— Material provided —
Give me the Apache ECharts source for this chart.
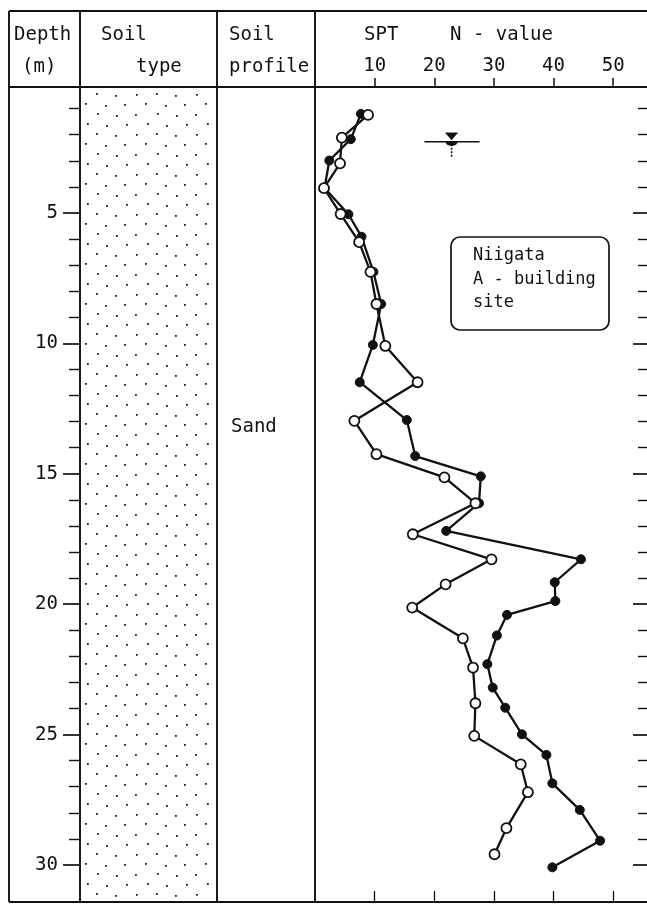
<!DOCTYPE html>
<html>
<head>
<meta charset="utf-8">
<title>Niigata A-building site – SPT N-value log</title>
<script src="https://cdn.jsdelivr.net/npm/echarts@6/dist/echarts.min.js"></script>
<style>
  html, body { margin: 0; padding: 0; background: #fff; }
  #chart { width: 647px; height: 904px; }
</style>
</head>
<body>
<div id="chart"></div>
<script>
// Boring log: SPT N-value against depth, two borings (closed / open symbols)

// Depth axis ticks (m)
const DEPTH_MAJOR = [5, 10, 15, 20, 25, 30];
const DEPTH_MINOR = [1, 2, 3, 4, 6, 7, 8, 9, 11, 12, 13, 14, 16, 17, 18, 19,
                     21, 22, 23, 24, 26, 27, 28, 29];
// N-value axis ticks
const N_TICKS = [10, 20, 30, 40, 50];

// Boring with closed circles
const depthClosed = [1.20, 2.17, 2.99, 4.04, 5.05, 5.91, 7.26, 8.49, 10.06, 11.49,
                     12.94, 14.32, 15.10, 16.13, 17.19, 18.28, 19.16, 19.88, 20.41, 21.20,
                     22.30, 23.20, 23.97, 24.99, 25.78, 26.87, 27.89, 29.07, 30.09];
const nClosed     = [7.7, 6.0, 2.4, 1.6, 5.6, 7.8, 9.8, 11.1, 9.7, 7.5,
                     15.4, 16.8, 27.8, 27.5, 22.0, 44.6, 40.2, 40.3, 32.2, 30.5,
                     28.9, 29.8, 31.9, 34.7, 38.8, 39.8, 44.4, 47.8, 39.8];

// Boring with open circles
const depthOpen = [1.24, 2.11, 3.10, 4.05, 5.04, 6.12, 7.26, 8.49, 10.10, 11.49,
                   12.97, 14.25, 15.14, 16.13, 17.32, 18.28, 19.24, 20.13, 21.31, 22.43,
                   23.80, 25.05, 26.14, 27.21, 28.59, 29.59];
const nOpen     = [8.9, 4.5, 4.2, 1.5, 4.3, 7.4, 9.3, 10.3, 11.8, 17.2,
                   6.6, 10.3, 21.7, 26.9, 16.4, 29.6, 21.9, 16.3, 24.8, 26.5,
                   26.9, 26.7, 34.5, 35.7, 32.1, 30.1];

// Ground water level (N position is only where the symbol sits)
const waterTable = [[22.9, 2.27]];

const soilLayers = ['Sand'];

const FONT = 'DejaVu Sans Mono';
const INK = '#111';

const DEPTH_MIN = 0.17, DEPTH_MAX = 31.42;
const N_MIN = 0, N_MAX = 55.67;

function pairs(xs, ys) { return xs.map((x, i) => [x, ys[i]]); }

// Stippled tile for the sand column
function sandTile() {
  const c = document.createElement('canvas');
  c.width = 60; c.height = 40;
  const g = c.getContext('2d');
  g.fillStyle = '#1e1e1e';
  const dots = [
    [6, 4], [27, 3], [46, 5],
    [16, 14], [36, 13], [55, 15],
    [4, 24], [25, 23], [45, 25],
    [15, 34], [37, 33], [56, 35]
  ];
  dots.forEach(d => g.fillRect(d[0], d[1], 1.8, 1.8));
  return c;
}

const chart = echarts.init(document.getElementById('chart'), null, { renderer: 'canvas' });

const lineStyle = { stroke: INK, lineWidth: 1.9 };
function vline(x, y1, y2) { return { type: 'line', shape: { x1: x, y1: y1, x2: x, y2: y2 }, style: lineStyle, z: 10 }; }
function hline(y, x1, x2) { return { type: 'line', shape: { x1: x1, y1: y, x2: x2, y2: y }, style: lineStyle, z: 10 }; }
function txt(x, y, s, size) {
  return {
    type: 'text', x: x, y: y, z: 12,
    style: { text: s, font: (size || 18) + 'px "' + FONT + '"', fill: INK, verticalAlign: 'middle' }
  };
}

const TOP = 11, HEAD = 87, BOTTOM = 902, LEFT = 9, RIGHT = 649;
const COL_DEPTH = 80, COL_TYPE = 217, COL_SPT = 315;

function depthAxis(gridIndex, position, ticks, len, inside, labels) {
  return {
    type: 'value', gridIndex: gridIndex, position: position, inverse: true,
    min: DEPTH_MIN, max: DEPTH_MAX,
    splitLine: { show: false }, axisLine: { show: false, onZero: false },
    axisTick: { show: true, inside: inside, length: len, customValues: ticks,
                lineStyle: { color: INK, width: len > 12 ? 1.7 : 1.4 } },
    axisLabel: labels
      ? { show: true, customValues: ticks, margin: 22, color: INK, fontFamily: FONT, fontSize: 19 }
      : { show: false }
  };
}
function hiddenX(gridIndex) {
  return { type: 'value', gridIndex: gridIndex, show: false, min: 0, max: 1,
           axisLine: { onZero: false } };
}

const sptGrid = { left: COL_SPT, right: 647 - RIGHT, top: HEAD, bottom: 904 - BOTTOM };
const typeGrid = { left: COL_DEPTH, right: 647 - COL_TYPE, top: HEAD, bottom: 904 - BOTTOM };

const option = {
  backgroundColor: '#fff',
  animation: false,
  grid: [
    sptGrid,                       // 0: SPT plot, major depth ticks on the right
    Object.assign({}, sptGrid),    // 1: minor depth ticks on the right
    typeGrid,                      // 2: depth scale (major) on the soil type column
    Object.assign({}, typeGrid)    // 3: minor depth ticks
  ],
  xAxis: [
    {
      type: 'value', gridIndex: 0, position: 'top', min: N_MIN, max: N_MAX,
      splitLine: { show: false }, axisLine: { show: false, onZero: false },
      axisTick: { show: true, inside: false, length: 9, customValues: N_TICKS,
                  lineStyle: { color: INK, width: 1.5 } },
      axisLabel: { show: true, customValues: N_TICKS, margin: 11, color: INK,
                   fontFamily: FONT, fontSize: 19 }
    },
    {
      type: 'value', gridIndex: 0, position: 'bottom', min: N_MIN, max: N_MAX,
      splitLine: { show: false }, axisLine: { show: false, onZero: false },
      axisTick: { show: true, inside: true, length: 11, customValues: N_TICKS,
                  lineStyle: { color: INK, width: 1.3 } },
      axisLabel: { show: false }
    },
    hiddenX(1), hiddenX(2), hiddenX(3)
  ],
  yAxis: [
    depthAxis(0, 'right', DEPTH_MAJOR, 14, true, false),
    depthAxis(1, 'right', DEPTH_MINOR, 9, true, false),
    depthAxis(2, 'left', DEPTH_MAJOR, 17, false, true),
    depthAxis(3, 'left', DEPTH_MINOR, 11, false, false)
  ],
  series: [
    {
      name: 'closed', type: 'line', xAxisIndex: 0, yAxisIndex: 0,
      data: pairs(nClosed, depthClosed),
      symbol: 'circle', symbolSize: 9,
      lineStyle: { color: INK, width: 2.3 },
      itemStyle: { color: INK, borderColor: INK, borderWidth: 1 },
      z: 3
    },
    {
      name: 'open', type: 'line', xAxisIndex: 0, yAxisIndex: 0,
      data: pairs(nOpen, depthOpen),
      symbol: 'circle', symbolSize: 10,
      showAllSymbol: true,
      lineStyle: { color: INK, width: 2.3 },
      itemStyle: { color: '#fff', borderColor: INK, borderWidth: 1.8 },
      z: 4
    },
    {
      name: 'GWL', type: 'custom', xAxisIndex: 0, yAxisIndex: 0,
      data: waterTable, silent: true, z: 5,
      renderItem: function (params, api) {
        const p = api.coord([api.value(0), api.value(1)]);
        const x = p[0], y = p[1];
        return {
          type: 'group',
          children: [
            { type: 'line', shape: { x1: x - 27, y1: y, x2: x + 28, y2: y }, style: { stroke: INK, lineWidth: 1.7 } },
            { type: 'line', shape: { x1: x - 6, y1: y - 8.5, x2: x + 6, y2: y - 8.5 }, style: { stroke: INK, lineWidth: 1.5 } },
            { type: 'polygon', shape: { points: [[x - 5.5, y - 8], [x + 5.5, y - 8], [x, y - 1.5]] }, style: { fill: INK } },
            { type: 'polygon', shape: { points: [[x - 6.5, y], [x + 6.5, y], [x + 4.5, y + 3], [x, y + 4.5], [x - 4.5, y + 3]] }, style: { fill: INK } },
            { type: 'rect', shape: { x: x - 0.8, y: y + 6, width: 1.6, height: 2 }, style: { fill: INK } },
            { type: 'rect', shape: { x: x - 0.8, y: y + 9.5, width: 1.6, height: 2 }, style: { fill: INK } },
            { type: 'rect', shape: { x: x - 0.8, y: y + 13, width: 1.6, height: 2 }, style: { fill: INK } }
          ]
        };
      }
    }
  ],
  graphic: [
    // sand stipple in the soil type column
    { type: 'rect', z: 1, shape: { x: COL_DEPTH + 1, y: HEAD + 1, width: COL_TYPE - COL_DEPTH - 2, height: BOTTOM - HEAD - 2 },
      style: { fill: { image: sandTile(), repeat: 'repeat' } } },
    // table frame
    hline(TOP, LEFT, 647), hline(HEAD, LEFT, 647), hline(BOTTOM, LEFT, 647),
    vline(LEFT, TOP, BOTTOM), vline(COL_DEPTH, TOP, BOTTOM),
    vline(COL_TYPE, TOP, BOTTOM), vline(COL_SPT, TOP, BOTTOM),
    // header
    txt(14, 35, 'Depth', 19),
    txt(22, 67, '(m)', 19),
    txt(101, 35, 'Soil', 19),
    txt(136, 67, 'type', 19),
    txt(229, 35, 'Soil', 19),
    txt(229, 67, 'profile', 19),
    txt(364, 35, 'SPT', 19),
    txt(450, 35, 'N - value', 19),
    // soil profile label
    txt(231, 427, soilLayers[0], 19),
    // site note
    { type: 'rect', z: 11, shape: { x: 451, y: 237, width: 158, height: 93, r: 9 },
      style: { fill: '#fff', stroke: INK, lineWidth: 1.7 } },
    txt(473, 256, 'Niigata', 17),
    txt(473, 280, 'A - building', 17),
    txt(473, 303, 'site', 17)
  ]
};

chart.setOption(option);
</script>
</body>
</html>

— What you are asked to do —
Repeat, with no pictures, each line from the beginning of the data through the line containing "function pairs(xs, ys)", inclusive.

— Solution for this task —
Give me the Apache ECharts source for this chart.
<!DOCTYPE html>
<html>
<head>
<meta charset="utf-8">
<title>Niigata A-building site – SPT N-value log</title>
<script src="https://cdn.jsdelivr.net/npm/echarts@6/dist/echarts.min.js"></script>
<style>
  html, body { margin: 0; padding: 0; background: #fff; }
  #chart { width: 647px; height: 904px; }
</style>
</head>
<body>
<div id="chart"></div>
<script>
// Boring log: SPT N-value against depth, two borings (closed / open symbols)

// Depth axis ticks (m)
const DEPTH_MAJOR = [5, 10, 15, 20, 25, 30];
const DEPTH_MINOR = [1, 2, 3, 4, 6, 7, 8, 9, 11, 12, 13, 14, 16, 17, 18, 19,
                     21, 22, 23, 24, 26, 27, 28, 29];
// N-value axis ticks
const N_TICKS = [10, 20, 30, 40, 50];

// Boring with closed circles
const depthClosed = [1.20, 2.17, 2.99, 4.04, 5.05, 5.91, 7.26, 8.49, 10.06, 11.49,
                     12.94, 14.32, 15.10, 16.13, 17.19, 18.28, 19.16, 19.88, 20.41, 21.20,
                     22.30, 23.20, 23.97, 24.99, 25.78, 26.87, 27.89, 29.07, 30.09];
const nClosed     = [7.7, 6.0, 2.4, 1.6, 5.6, 7.8, 9.8, 11.1, 9.7, 7.5,
                     15.4, 16.8, 27.8, 27.5, 22.0, 44.6, 40.2, 40.3, 32.2, 30.5,
                     28.9, 29.8, 31.9, 34.7, 38.8, 39.8, 44.4, 47.8, 39.8];

// Boring with open circles
const depthOpen = [1.24, 2.11, 3.10, 4.05, 5.04, 6.12, 7.26, 8.49, 10.10, 11.49,
                   12.97, 14.25, 15.14, 16.13, 17.32, 18.28, 19.24, 20.13, 21.31, 22.43,
                   23.80, 25.05, 26.14, 27.21, 28.59, 29.59];
const nOpen     = [8.9, 4.5, 4.2, 1.5, 4.3, 7.4, 9.3, 10.3, 11.8, 17.2,
                   6.6, 10.3, 21.7, 26.9, 16.4, 29.6, 21.9, 16.3, 24.8, 26.5,
                   26.9, 26.7, 34.5, 35.7, 32.1, 30.1];

// Ground water level (N position is only where the symbol sits)
const waterTable = [[22.9, 2.27]];

const soilLayers = ['Sand'];

const FONT = 'DejaVu Sans Mono';
const INK = '#111';

const DEPTH_MIN = 0.17, DEPTH_MAX = 31.42;
const N_MIN = 0, N_MAX = 55.67;

function pairs(xs, ys) { return xs.map((x, i) => [x, ys[i]]); }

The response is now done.